Photos Workbench Name Format options

You can tweak some title tokens (their bubbles have tiny drop-down menus that are easy to miss). For instance, you can switch between years having two or four digits and months using numbers or names, as in “Lensa Portraits 23/February #001”.

An adjacent gear menu displays naming presets that came with the app. As with keywords, you can create, name, and save your own presets for future use or choose Manage Presets to summon yet another window to create, rename, design, reorder, and delete them more easily.

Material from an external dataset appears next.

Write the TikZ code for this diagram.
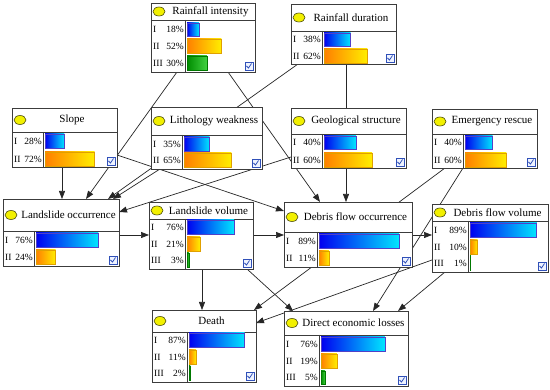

Once you have built a library of presets for common scenarios, you can power through batch-retitling jobs as never before.

Compare Mode

I always take more than one photo, particularly with posed pictures, since you never know if someone will blink or have an odd expression at the exact moment you press the shutter. That’s good since I can choose the best image from the set, but it does require additional work that isn’t particularly easy in Photos. The Compare view in Photos Workbench helps you pinpoint the best image among a set of similar photos.

To enter Compare Mode, select the pictures you want to compare and click Compare in the toolbar. The main viewer shows two photos side-by-side. The photo on the left is designated as the Pick, the best one seen so far. On the right is the Candidate, the picture you want to evaluate against the Pick.

Photos Workbench Compare Mode

If you think the Candidate is better than the current Pick, promote it to be the new Pick on the left by clicking the checkmark at the bottom or pressing Return, causing a new Candidate to appear on the right. Choose between them, and move on to the next comparison. In this way, you can quickly advance through a set of pictures to land on the best one.

While comparing photos, you can edit the Pick’s title, assign a star rating, add it to favorites, or edit its keywords.

When you’re done, accept the Pick by clicking the inward-pointing arrows button or pressing Command-Return. All that does is return you to Grid view with the Pick selected. Then you could manually swap the selection for the rest of the photos in the comparison group and delete them by pressing Delete.

If you were comparing many photos and wanted to delete all but one, you could assign the Trash keyword to all the photos you’re evaluating. Once you’ve settled on the best one, assign it the Keep keyword and remove the Trash keyword. Then use the Filter pop-up menu to select all the images with the Trash keyword and delete them.

There’s room here for a future version of Photos Workbench to provide more workflow, making it easier to select the images you don’t want to keep, for instance. There is an Edit > Invert Selection command, but that’s useful only if you’ve filtered the view or are looking at images in an album. I could imagine an option to delete or tag all the rejected Candidates at the end of the process. I’d also like to see some controls for zooming both the Pick and the Candidate so you can more easily see small details, such as if someone has their eyes closed.

The Upshot

Photos Workbench is for photographers who are way more organized than I am. I lean heavily on Photos’ image-editing features in both my personal life and at work (in somewhat of a rogue capacity because we officially use ThinkPads). But I rarely take the time to apply keywords, titles, star ratings, and the like, instead placing my faith in artificial intelligence to find the photos I want (my wife’s lovely face, say), and such AI-driven capabilities are continually improving.

But Photos Workbench would be welcome for meticulous Photos users who want more flexibility and a faster workflow than Photos provides out of the box. You can try it for free in demo mode, which will load only the first 100 photos in each album. If you like it, Photos Workbench regularly costs $29 from Houdah Software but currently has 25%-off introductory pricing of $21.75; family licenses are available for $44 regularly or $33 with the introductory discount.